Western Australia Shiraz: La Violetta La Ciornia 2008, a new high
Readers will know that much as I’m a huge fan of Western Australian wines, the Shiraz has yet to really convince. As I reported after last year’s judging at Qantas Wine Show of Western Australia (see here), it can be a bit middle of the road and lacking structure/character for my taste though, oddly enough at the wine show, strapping tannins, big oak and not enough fruit let the side down! So it’s with great pleasure that I can report a watershed moment for me with WA Shiraz, courtesy of La Violetta La Ciornia 2008 from the Ciprian Vineyard in Denmark, Great Southern (pictured, from Mount Lindesay), which I tasted at the Celebrate Western Australia Foundation Day tasting on Thursday.
La Violetta La Ciornia 2008 A little animal, with smoky bacon on the nose and palate, which is balanced by a lovely, sublime even, lift of violets and subtle spice, also the freshness and purity of its well-defined blackberry fruit. Intense not dense, this is a delightfully nuanced, characterful, mid-weight Shiraz with a dash (2%) of Viognier. £30 at Aus Wine Online.
An exciting facet of this wine is that it hails from young vines. To date, most of the WA Shiraz I’ve rated comes from relatively old plantings at say Cape Mentelle or Juniper Estate in Margaret River or Plantagenet in Mount Barker, Great Southern. The Ciprian vineyard was planted as recently as 2000 by John Ciprian of Kalgan River Wines, from whom La Violetta’s Andrew Hoadley buys the fruit.

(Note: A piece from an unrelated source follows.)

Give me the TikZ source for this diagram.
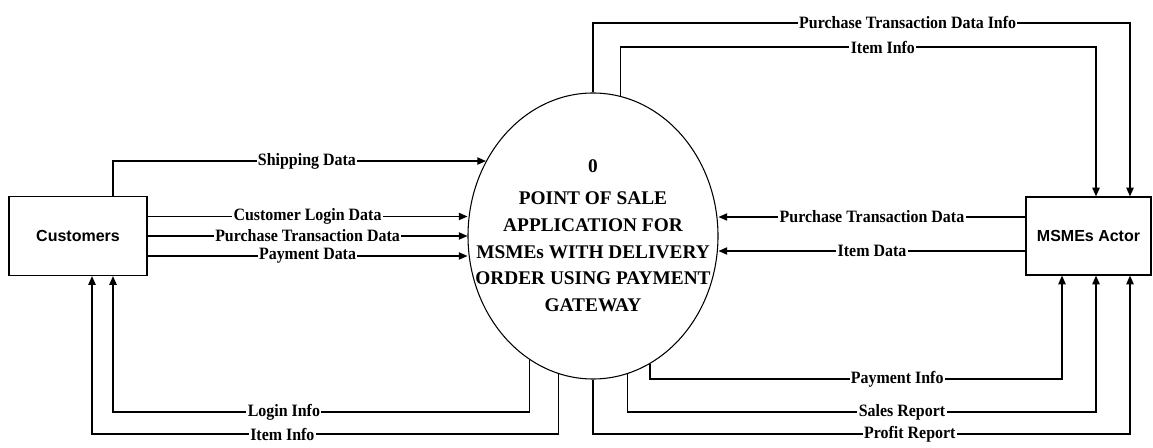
\documentclass[tikz,border=0pt]{standalone}
\usepackage{fontspec}
\setmainfont{Liberation Serif}
\newfontfamily\actorfont{Liberation Sans}
\newfontfamily\flowfont{Liberation Serif}[FakeStretch=0.92]
\usetikzlibrary{positioning,shapes.geometric,arrows.meta,calc}

\begin{document}
\begin{tikzpicture}[x=0.75pt,y=-0.75pt]
\tikzset{
    actor/.style={rectangle, draw=black, line width=0.9pt, minimum width=103.5pt, minimum height=59.25pt, font=\actorfont\bfseries\fontsize{12}{14}\selectfont},
    process/.style={ellipse, draw=black, line width=0.8pt, minimum width=187.5pt, minimum height=214.5pt, inner sep=0pt},
    processtext/.style={align=center, font=\bfseries\fontsize{14.5}{20}\selectfont},
    flow/.style={line width=0.9pt, -{Triangle[length=6.5pt,width=5.5pt]}},
    flowlabel/.style={fill=white, inner xsep=1pt, inner ysep=0pt, font=\flowfont\bfseries\fontsize{13}{14}\selectfont}
}
\useasboundingbox (0,0) rectangle (1153,448);
\node[actor] (customers) at (78,236) {Customers};
\node[process] (app) at (593,236) {};
\node[processtext] (appname) at (app.center) {0\\[4pt]POINT OF SALE\\APPLICATION FOR\\MSMEs WITH DELIVERY\\ORDER USING PAYMENT\\GATEWAY};
\node[actor, minimum width=93.75pt, minimum height=58.5pt] (msmes) at (1088.5,236) {MSMEs Actor};

\coordinate (rowtop) at (0,23);
\coordinate (rowtopb) at (0,47);
\coordinate (rowpay) at (0,379);
\coordinate (rowmid) at (0,412);
\coordinate (rowlow) at (0,434);

% Customers -> application
\coordinate (custlogin) at ($(customers.east)+(0,-19.5)$);
\coordinate (custpay) at ($(customers.east)+(0,20)$);
\draw[flow] ($(customers.north)+(35,0)$) |- node[flowlabel, pos=0.76] {Shipping Data} (app.145);
\draw[flow] (custlogin) -- node[flowlabel] {Customer Login Data} (custlogin -| app.west);
\draw[flow] (customers.east) -- node[flowlabel] {Purchase Transaction Data} (app.west);
\draw[flow] (custpay) -- node[flowlabel] {Payment Data} (custpay -| app.west);

% application -> Customers
\draw[flow] (app.243) -- (app.243 |- rowmid) -| node[flowlabel, pos=0.295] {Login Info} ($(customers.south)+(35,0)$);
\draw[flow] (app.256) -- (app.256 |- rowlow) -| node[flowlabel, pos=0.296] {Item Info} ($(customers.south)+(14,0)$);

% application -> MSMEs (top)
\draw[flow] (app.north) -- (app.north |- rowtop) -| node[flowlabel, pos=0.293] {Purchase Transaction Data Info} ($(msmes.north)+(41.5,0)$);
\draw[flow] (app.79) -- (app.79 |- rowtopb) -| node[flowlabel, pos=0.276] {Item Info} ($(msmes.north)+(7.5,0)$);

% MSMEs -> application
\coordinate (msmepurchase) at ($(msmes.west)+(0,-19)$);
\coordinate (msmeitem) at ($(msmes.west)+(0,15)$);
\draw[flow] (msmepurchase) -- node[flowlabel] {Purchase Transaction Data} (msmepurchase -| app.east);
\draw[flow] (msmeitem) -- node[flowlabel] {Item Data} (msmeitem -| app.east);

% application -> MSMEs (bottom)
\draw[flow] (app.294) -- (app.294 |- rowpay) -| node[flowlabel, pos=0.3] {Payment Info} ($(msmes.south)+(-26.5,0)$);
\draw[flow] (app.284) -- (app.284 |- rowmid) -| node[flowlabel, pos=0.293] {Sales Report} ($(msmes.south)+(7.5,0)$);
\draw[flow] (app.south) -- (app.south |- rowlow) -| node[flowlabel, pos=0.295] {Profit Report} ($(msmes.south)+(41.5,0)$);
\end{tikzpicture}
\end{document}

But there’s something else at work here too. Inspired by working in Piedmont, rather than focusing on extracting rich, ripe fruit and big tannins, Hoadley wanted to make a food-friendly wine which expressed the vineyard (see here for more details). To that end, the fruit was carefully sorted and gently handled (de-stemmed but not crushed, moved by gravity not pumps, hand plunged not pumped over), which explains its lift and delicate intensity. As for nuance, Hoadley created different batches by using four small open top fermenters, each treated differently. Some fruit was cold soaked, a batch was co-fermented with whole bunches of viognier and both wild yeast and inoculated (Rhone and Australian-isolated yeast strains) were used. The wine was then aged for 14 months in new (40%) and seasoned French barriques.
The catch – there’s only a measly amount of this single vineyard, hand crafted wine (3,100 bottles to be precise) and, tragically, no follow on vintage thanks to hail….They say patience is a virtue, so I’ll be looking forward to the 2010! And speaking of patience, if you buy the 2008, UK distributor Brian Oakwell of Aus Wine Online tells me the wine got even more expressive a couple of days after opening and still looked good five days on – a good indication of its ageing potential.